**What you should do**
Go through the material and write it all out exactly, minus the pictures.

### Provided data ###

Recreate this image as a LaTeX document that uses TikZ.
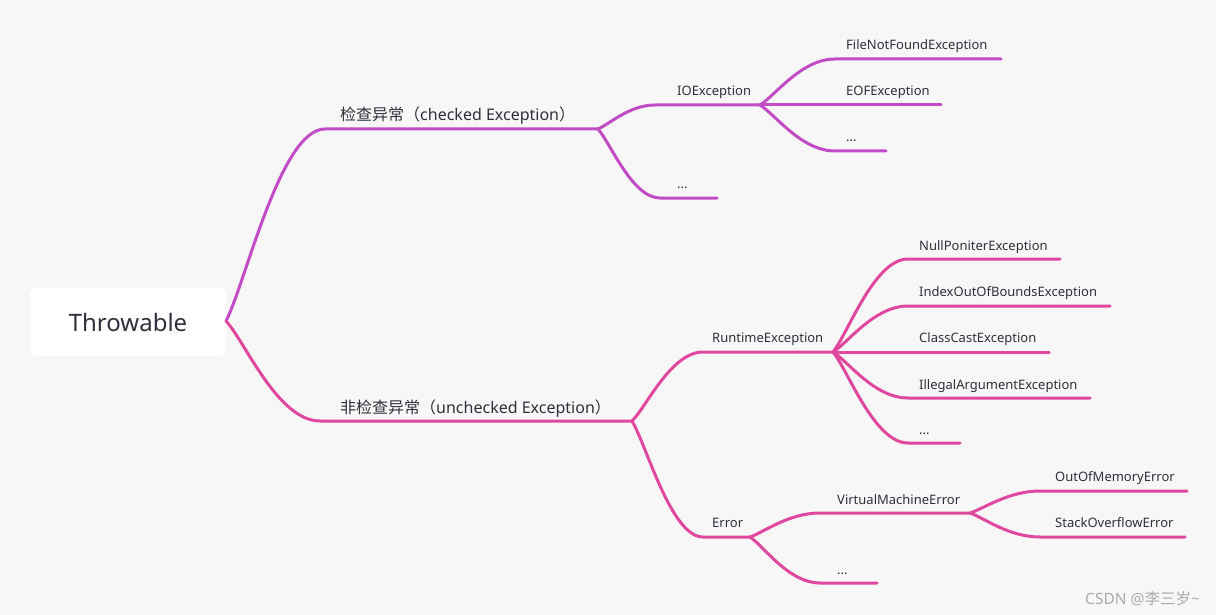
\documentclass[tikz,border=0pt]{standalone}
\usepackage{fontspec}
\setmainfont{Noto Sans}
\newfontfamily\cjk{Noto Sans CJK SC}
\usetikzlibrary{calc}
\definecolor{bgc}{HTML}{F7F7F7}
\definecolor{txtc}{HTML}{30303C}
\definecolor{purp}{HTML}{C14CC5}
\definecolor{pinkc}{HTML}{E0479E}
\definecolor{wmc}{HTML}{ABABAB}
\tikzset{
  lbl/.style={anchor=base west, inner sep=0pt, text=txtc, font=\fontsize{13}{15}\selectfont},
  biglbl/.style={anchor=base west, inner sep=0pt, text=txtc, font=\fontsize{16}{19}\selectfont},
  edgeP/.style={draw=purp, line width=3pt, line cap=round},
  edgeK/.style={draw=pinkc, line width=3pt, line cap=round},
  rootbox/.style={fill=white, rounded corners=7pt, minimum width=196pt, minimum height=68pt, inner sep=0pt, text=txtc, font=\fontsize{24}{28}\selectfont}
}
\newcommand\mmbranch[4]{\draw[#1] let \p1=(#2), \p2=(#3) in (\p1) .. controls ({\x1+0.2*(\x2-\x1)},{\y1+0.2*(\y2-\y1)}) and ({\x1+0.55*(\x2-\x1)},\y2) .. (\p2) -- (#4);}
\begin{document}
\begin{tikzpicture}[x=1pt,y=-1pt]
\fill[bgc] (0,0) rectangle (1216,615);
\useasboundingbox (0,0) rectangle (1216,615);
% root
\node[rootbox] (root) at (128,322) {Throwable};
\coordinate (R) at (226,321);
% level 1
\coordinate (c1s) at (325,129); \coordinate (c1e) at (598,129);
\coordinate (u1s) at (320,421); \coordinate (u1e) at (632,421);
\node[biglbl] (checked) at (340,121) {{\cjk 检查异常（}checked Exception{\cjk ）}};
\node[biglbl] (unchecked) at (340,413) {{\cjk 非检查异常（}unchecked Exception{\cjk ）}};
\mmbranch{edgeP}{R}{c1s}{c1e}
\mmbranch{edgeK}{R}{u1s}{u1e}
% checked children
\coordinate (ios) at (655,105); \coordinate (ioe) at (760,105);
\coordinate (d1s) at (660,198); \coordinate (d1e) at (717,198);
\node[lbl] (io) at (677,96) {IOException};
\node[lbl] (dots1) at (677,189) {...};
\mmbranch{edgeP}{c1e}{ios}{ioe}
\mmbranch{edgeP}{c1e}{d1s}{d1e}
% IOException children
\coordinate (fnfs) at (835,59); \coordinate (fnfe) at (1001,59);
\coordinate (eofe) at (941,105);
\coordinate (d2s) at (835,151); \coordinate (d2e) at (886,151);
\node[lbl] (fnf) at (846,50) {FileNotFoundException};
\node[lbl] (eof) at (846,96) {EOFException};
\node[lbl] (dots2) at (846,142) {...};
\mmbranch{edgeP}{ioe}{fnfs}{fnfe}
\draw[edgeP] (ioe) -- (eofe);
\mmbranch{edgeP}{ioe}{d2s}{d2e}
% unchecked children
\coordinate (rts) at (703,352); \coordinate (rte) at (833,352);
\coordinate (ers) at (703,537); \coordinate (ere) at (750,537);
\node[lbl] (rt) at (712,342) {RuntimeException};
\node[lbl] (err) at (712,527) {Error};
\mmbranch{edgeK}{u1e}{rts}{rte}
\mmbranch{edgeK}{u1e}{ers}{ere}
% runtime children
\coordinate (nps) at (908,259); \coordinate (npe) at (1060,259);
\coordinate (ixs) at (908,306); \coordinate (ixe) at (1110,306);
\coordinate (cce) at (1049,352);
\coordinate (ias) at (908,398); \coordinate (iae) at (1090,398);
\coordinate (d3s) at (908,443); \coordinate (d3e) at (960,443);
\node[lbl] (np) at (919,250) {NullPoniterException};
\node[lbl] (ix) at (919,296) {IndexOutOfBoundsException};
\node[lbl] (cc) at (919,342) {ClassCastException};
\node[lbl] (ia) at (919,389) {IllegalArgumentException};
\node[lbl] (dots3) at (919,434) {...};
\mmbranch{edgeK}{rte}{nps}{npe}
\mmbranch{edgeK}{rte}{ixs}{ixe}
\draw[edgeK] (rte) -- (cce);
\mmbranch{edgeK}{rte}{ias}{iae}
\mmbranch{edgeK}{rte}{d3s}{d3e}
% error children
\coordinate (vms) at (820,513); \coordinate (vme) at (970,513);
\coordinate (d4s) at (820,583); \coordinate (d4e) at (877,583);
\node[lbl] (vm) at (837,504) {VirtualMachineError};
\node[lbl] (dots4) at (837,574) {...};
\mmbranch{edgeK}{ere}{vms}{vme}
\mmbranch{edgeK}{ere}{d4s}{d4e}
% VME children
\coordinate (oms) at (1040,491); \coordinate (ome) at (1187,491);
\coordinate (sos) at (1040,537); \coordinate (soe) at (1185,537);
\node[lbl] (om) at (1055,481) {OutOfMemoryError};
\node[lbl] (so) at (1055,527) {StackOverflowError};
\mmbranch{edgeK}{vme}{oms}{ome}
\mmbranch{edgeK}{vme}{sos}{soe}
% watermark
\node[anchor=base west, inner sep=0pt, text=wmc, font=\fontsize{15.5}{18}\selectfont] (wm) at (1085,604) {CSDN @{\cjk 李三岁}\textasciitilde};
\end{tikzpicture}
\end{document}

###

**Exercise answer**
Recreate this image as a LaTeX document that uses TikZ.
\documentclass[tikz,border=0pt]{standalone}
\usepackage{fontspec}
\setmainfont{Noto Sans}
\newfontfamily\cjk{Noto Sans CJK SC}
\usetikzlibrary{calc}
\definecolor{bgc}{HTML}{F7F7F7}
\definecolor{txtc}{HTML}{30303C}
\definecolor{purp}{HTML}{C14CC5}
\definecolor{pinkc}{HTML}{E0479E}
\definecolor{wmc}{HTML}{ABABAB}
\tikzset{
  lbl/.style={anchor=base west, inner sep=0pt, text=txtc, font=\fontsize{13}{15}\selectfont},
  biglbl/.style={anchor=base west, inner sep=0pt, text=txtc, font=\fontsize{16}{19}\selectfont},
  edgeP/.style={draw=purp, line width=3pt, line cap=round},
  edgeK/.style={draw=pinkc, line width=3pt, line cap=round},
  rootbox/.style={fill=white, rounded corners=7pt, minimum width=196pt, minimum height=68pt, inner sep=0pt, text=txtc, font=\fontsize{24}{28}\selectfont}
}
\newcommand\mmbranch[4]{\draw[#1] let \p1=(#2), \p2=(#3) in (\p1) .. controls ({\x1+0.2*(\x2-\x1)},{\y1+0.2*(\y2-\y1)}) and ({\x1+0.55*(\x2-\x1)},\y2) .. (\p2) -- (#4);}
\begin{document}
\begin{tikzpicture}[x=1pt,y=-1pt]
\fill[bgc] (0,0) rectangle (1216,615);
\useasboundingbox (0,0) rectangle (1216,615);
% root
\node[rootbox] (root) at (128,322) {Throwable};
\coordinate (R) at (226,321);
% level 1
\coordinate (c1s) at (325,129); \coordinate (c1e) at (598,129);
\coordinate (u1s) at (320,421); \coordinate (u1e) at (632,421);
\node[biglbl] (checked) at (340,121) {{\cjk 检查异常（}checked Exception{\cjk ）}};
\node[biglbl] (unchecked) at (340,413) {{\cjk 非检查异常（}unchecked Exception{\cjk ）}};
\mmbranch{edgeP}{R}{c1s}{c1e}
\mmbranch{edgeK}{R}{u1s}{u1e}
% checked children
\coordinate (ios) at (655,105); \coordinate (ioe) at (760,105);
\coordinate (d1s) at (660,198); \coordinate (d1e) at (717,198);
\node[lbl] (io) at (677,96) {IOException};
\node[lbl] (dots1) at (677,189) {...};
\mmbranch{edgeP}{c1e}{ios}{ioe}
\mmbranch{edgeP}{c1e}{d1s}{d1e}
% IOException children
\coordinate (fnfs) at (835,59); \coordinate (fnfe) at (1001,59);
\coordinate (eofe) at (941,105);
\coordinate (d2s) at (835,151); \coordinate (d2e) at (886,151);
\node[lbl] (fnf) at (846,50) {FileNotFoundException};
\node[lbl] (eof) at (846,96) {EOFException};
\node[lbl] (dots2) at (846,142) {...};
\mmbranch{edgeP}{ioe}{fnfs}{fnfe}
\draw[edgeP] (ioe) -- (eofe);
\mmbranch{edgeP}{ioe}{d2s}{d2e}
% unchecked children
\coordinate (rts) at (703,352); \coordinate (rte) at (833,352);
\coordinate (ers) at (703,537); \coordinate (ere) at (750,537);
\node[lbl] (rt) at (712,342) {RuntimeException};
\node[lbl] (err) at (712,527) {Error};
\mmbranch{edgeK}{u1e}{rts}{rte}
\mmbranch{edgeK}{u1e}{ers}{ere}
% runtime children
\coordinate (nps) at (908,259); \coordinate (npe) at (1060,259);
\coordinate (ixs) at (908,306); \coordinate (ixe) at (1110,306);
\coordinate (cce) at (1049,352);
\coordinate (ias) at (908,398); \coordinate (iae) at (1090,398);
\coordinate (d3s) at (908,443); \coordinate (d3e) at (960,443);
\node[lbl] (np) at (919,250) {NullPoniterException};
\node[lbl] (ix) at (919,296) {IndexOutOfBoundsException};
\node[lbl] (cc) at (919,342) {ClassCastException};
\node[lbl] (ia) at (919,389) {IllegalArgumentException};
\node[lbl] (dots3) at (919,434) {...};
\mmbranch{edgeK}{rte}{nps}{npe}
\mmbranch{edgeK}{rte}{ixs}{ixe}
\draw[edgeK] (rte) -- (cce);
\mmbranch{edgeK}{rte}{ias}{iae}
\mmbranch{edgeK}{rte}{d3s}{d3e}
% error children
\coordinate (vms) at (820,513); \coordinate (vme) at (970,513);
\coordinate (d4s) at (820,583); \coordinate (d4e) at (877,583);
\node[lbl] (vm) at (837,504) {VirtualMachineError};
\node[lbl] (dots4) at (837,574) {...};
\mmbranch{edgeK}{ere}{vms}{vme}
\mmbranch{edgeK}{ere}{d4s}{d4e}
% VME children
\coordinate (oms) at (1040,491); \coordinate (ome) at (1187,491);
\coordinate (sos) at (1040,537); \coordinate (soe) at (1185,537);
\node[lbl] (om) at (1055,481) {OutOfMemoryError};
\node[lbl] (so) at (1055,527) {StackOverflowError};
\mmbranch{edgeK}{vme}{oms}{ome}
\mmbranch{edgeK}{vme}{sos}{soe}
% watermark
\node[anchor=base west, inner sep=0pt, text=wmc, font=\fontsize{15.5}{18}\selectfont] (wm) at (1085,604) {CSDN @{\cjk 李三岁}\textasciitilde};
\end{tikzpicture}
\end{document}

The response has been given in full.